- _EXERCISE BRIEF_
Output every line exactly as written. Leave out pictures.

- _DATA_
## START
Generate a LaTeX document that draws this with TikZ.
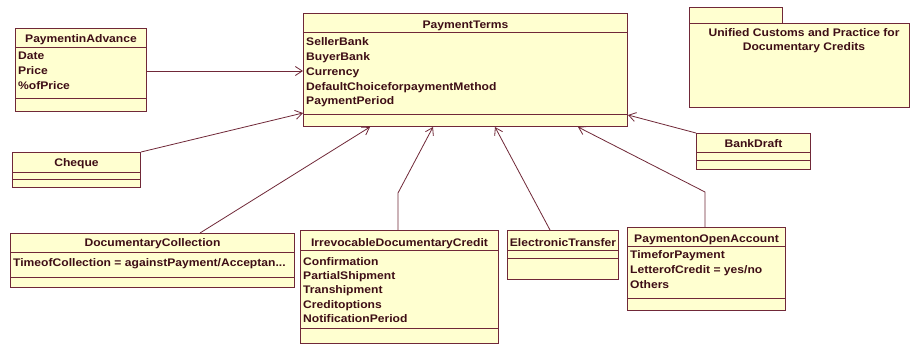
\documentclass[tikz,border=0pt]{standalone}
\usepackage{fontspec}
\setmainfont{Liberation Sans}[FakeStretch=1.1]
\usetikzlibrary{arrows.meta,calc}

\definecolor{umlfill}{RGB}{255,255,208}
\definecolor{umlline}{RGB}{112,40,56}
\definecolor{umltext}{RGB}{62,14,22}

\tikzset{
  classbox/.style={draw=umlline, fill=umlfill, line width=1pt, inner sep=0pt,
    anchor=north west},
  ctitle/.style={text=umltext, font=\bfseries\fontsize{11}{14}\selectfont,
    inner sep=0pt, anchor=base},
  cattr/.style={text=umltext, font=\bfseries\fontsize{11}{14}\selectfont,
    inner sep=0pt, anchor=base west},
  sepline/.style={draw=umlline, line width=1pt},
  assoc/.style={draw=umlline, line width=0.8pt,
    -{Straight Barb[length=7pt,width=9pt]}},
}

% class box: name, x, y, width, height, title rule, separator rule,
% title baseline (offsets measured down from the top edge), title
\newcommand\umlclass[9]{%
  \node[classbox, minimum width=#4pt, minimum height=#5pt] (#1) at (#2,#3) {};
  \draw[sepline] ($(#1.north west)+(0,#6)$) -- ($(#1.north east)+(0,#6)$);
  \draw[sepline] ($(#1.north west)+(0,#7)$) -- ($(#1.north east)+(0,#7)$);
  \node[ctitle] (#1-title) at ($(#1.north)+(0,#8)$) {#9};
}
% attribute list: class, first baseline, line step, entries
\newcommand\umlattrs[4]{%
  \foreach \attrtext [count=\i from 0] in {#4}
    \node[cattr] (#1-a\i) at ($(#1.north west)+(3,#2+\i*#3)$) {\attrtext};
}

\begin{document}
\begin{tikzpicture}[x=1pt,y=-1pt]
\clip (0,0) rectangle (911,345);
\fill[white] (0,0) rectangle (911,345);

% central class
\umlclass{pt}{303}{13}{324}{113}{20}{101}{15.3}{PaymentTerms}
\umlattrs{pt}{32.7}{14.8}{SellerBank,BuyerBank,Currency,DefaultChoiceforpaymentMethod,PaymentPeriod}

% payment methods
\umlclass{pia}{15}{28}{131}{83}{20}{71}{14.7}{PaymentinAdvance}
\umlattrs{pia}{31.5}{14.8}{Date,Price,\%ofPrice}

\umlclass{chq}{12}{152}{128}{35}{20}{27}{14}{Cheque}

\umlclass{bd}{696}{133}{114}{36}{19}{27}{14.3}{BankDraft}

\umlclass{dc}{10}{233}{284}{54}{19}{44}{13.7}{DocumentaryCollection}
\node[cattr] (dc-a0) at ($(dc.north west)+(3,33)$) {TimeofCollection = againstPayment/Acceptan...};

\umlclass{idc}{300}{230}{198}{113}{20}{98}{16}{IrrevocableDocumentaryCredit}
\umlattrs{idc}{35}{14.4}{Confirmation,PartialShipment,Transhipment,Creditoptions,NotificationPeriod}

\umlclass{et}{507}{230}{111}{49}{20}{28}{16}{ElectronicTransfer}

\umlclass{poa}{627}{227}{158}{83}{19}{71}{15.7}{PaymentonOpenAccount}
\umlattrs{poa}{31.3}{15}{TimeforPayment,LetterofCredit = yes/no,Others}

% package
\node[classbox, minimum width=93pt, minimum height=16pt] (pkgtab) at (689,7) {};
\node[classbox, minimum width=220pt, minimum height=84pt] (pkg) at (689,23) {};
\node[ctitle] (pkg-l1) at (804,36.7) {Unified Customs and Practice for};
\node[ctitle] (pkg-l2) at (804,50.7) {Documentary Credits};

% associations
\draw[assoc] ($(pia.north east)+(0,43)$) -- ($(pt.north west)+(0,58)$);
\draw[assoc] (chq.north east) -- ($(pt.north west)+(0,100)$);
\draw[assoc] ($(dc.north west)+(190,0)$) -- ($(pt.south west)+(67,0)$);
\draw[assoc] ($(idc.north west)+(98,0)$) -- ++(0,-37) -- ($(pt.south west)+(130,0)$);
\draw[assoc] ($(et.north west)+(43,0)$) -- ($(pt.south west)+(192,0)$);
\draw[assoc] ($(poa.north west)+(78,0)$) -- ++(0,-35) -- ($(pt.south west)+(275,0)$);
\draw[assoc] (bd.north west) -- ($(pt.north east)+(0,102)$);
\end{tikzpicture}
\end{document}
## END
- _EXPECTED ANSWER_
Generate a LaTeX document that draws this with TikZ.
\documentclass[tikz,border=0pt]{standalone}
\usepackage{fontspec}
\setmainfont{Liberation Sans}[FakeStretch=1.1]
\usetikzlibrary{arrows.meta,calc}

\definecolor{umlfill}{RGB}{255,255,208}
\definecolor{umlline}{RGB}{112,40,56}
\definecolor{umltext}{RGB}{62,14,22}

\tikzset{
  classbox/.style={draw=umlline, fill=umlfill, line width=1pt, inner sep=0pt,
    anchor=north west},
  ctitle/.style={text=umltext, font=\bfseries\fontsize{11}{14}\selectfont,
    inner sep=0pt, anchor=base},
  cattr/.style={text=umltext, font=\bfseries\fontsize{11}{14}\selectfont,
    inner sep=0pt, anchor=base west},
  sepline/.style={draw=umlline, line width=1pt},
  assoc/.style={draw=umlline, line width=0.8pt,
    -{Straight Barb[length=7pt,width=9pt]}},
}

% class box: name, x, y, width, height, title rule, separator rule,
% title baseline (offsets measured down from the top edge), title
\newcommand\umlclass[9]{%
  \node[classbox, minimum width=#4pt, minimum height=#5pt] (#1) at (#2,#3) {};
  \draw[sepline] ($(#1.north west)+(0,#6)$) -- ($(#1.north east)+(0,#6)$);
  \draw[sepline] ($(#1.north west)+(0,#7)$) -- ($(#1.north east)+(0,#7)$);
  \node[ctitle] (#1-title) at ($(#1.north)+(0,#8)$) {#9};
}
% attribute list: class, first baseline, line step, entries
\newcommand\umlattrs[4]{%
  \foreach \attrtext [count=\i from 0] in {#4}
    \node[cattr] (#1-a\i) at ($(#1.north west)+(3,#2+\i*#3)$) {\attrtext};
}

\begin{document}
\begin{tikzpicture}[x=1pt,y=-1pt]
\clip (0,0) rectangle (911,345);
\fill[white] (0,0) rectangle (911,345);

% central class
\umlclass{pt}{303}{13}{324}{113}{20}{101}{15.3}{PaymentTerms}
\umlattrs{pt}{32.7}{14.8}{SellerBank,BuyerBank,Currency,DefaultChoiceforpaymentMethod,PaymentPeriod}

% payment methods
\umlclass{pia}{15}{28}{131}{83}{20}{71}{14.7}{PaymentinAdvance}
\umlattrs{pia}{31.5}{14.8}{Date,Price,\%ofPrice}

\umlclass{chq}{12}{152}{128}{35}{20}{27}{14}{Cheque}

\umlclass{bd}{696}{133}{114}{36}{19}{27}{14.3}{BankDraft}

\umlclass{dc}{10}{233}{284}{54}{19}{44}{13.7}{DocumentaryCollection}
\node[cattr] (dc-a0) at ($(dc.north west)+(3,33)$) {TimeofCollection = againstPayment/Acceptan...};

\umlclass{idc}{300}{230}{198}{113}{20}{98}{16}{IrrevocableDocumentaryCredit}
\umlattrs{idc}{35}{14.4}{Confirmation,PartialShipment,Transhipment,Creditoptions,NotificationPeriod}

\umlclass{et}{507}{230}{111}{49}{20}{28}{16}{ElectronicTransfer}

\umlclass{poa}{627}{227}{158}{83}{19}{71}{15.7}{PaymentonOpenAccount}
\umlattrs{poa}{31.3}{15}{TimeforPayment,LetterofCredit = yes/no,Others}

% package
\node[classbox, minimum width=93pt, minimum height=16pt] (pkgtab) at (689,7) {};
\node[classbox, minimum width=220pt, minimum height=84pt] (pkg) at (689,23) {};
\node[ctitle] (pkg-l1) at (804,36.7) {Unified Customs and Practice for};
\node[ctitle] (pkg-l2) at (804,50.7) {Documentary Credits};

% associations
\draw[assoc] ($(pia.north east)+(0,43)$) -- ($(pt.north west)+(0,58)$);
\draw[assoc] (chq.north east) -- ($(pt.north west)+(0,100)$);
\draw[assoc] ($(dc.north west)+(190,0)$) -- ($(pt.south west)+(67,0)$);
\draw[assoc] ($(idc.north west)+(98,0)$) -- ++(0,-37) -- ($(pt.south west)+(130,0)$);
\draw[assoc] ($(et.north west)+(43,0)$) -- ($(pt.south west)+(192,0)$);
\draw[assoc] ($(poa.north west)+(78,0)$) -- ++(0,-35) -- ($(pt.south west)+(275,0)$);
\draw[assoc] (bd.north west) -- ($(pt.north east)+(0,102)$);
\end{tikzpicture}
\end{document}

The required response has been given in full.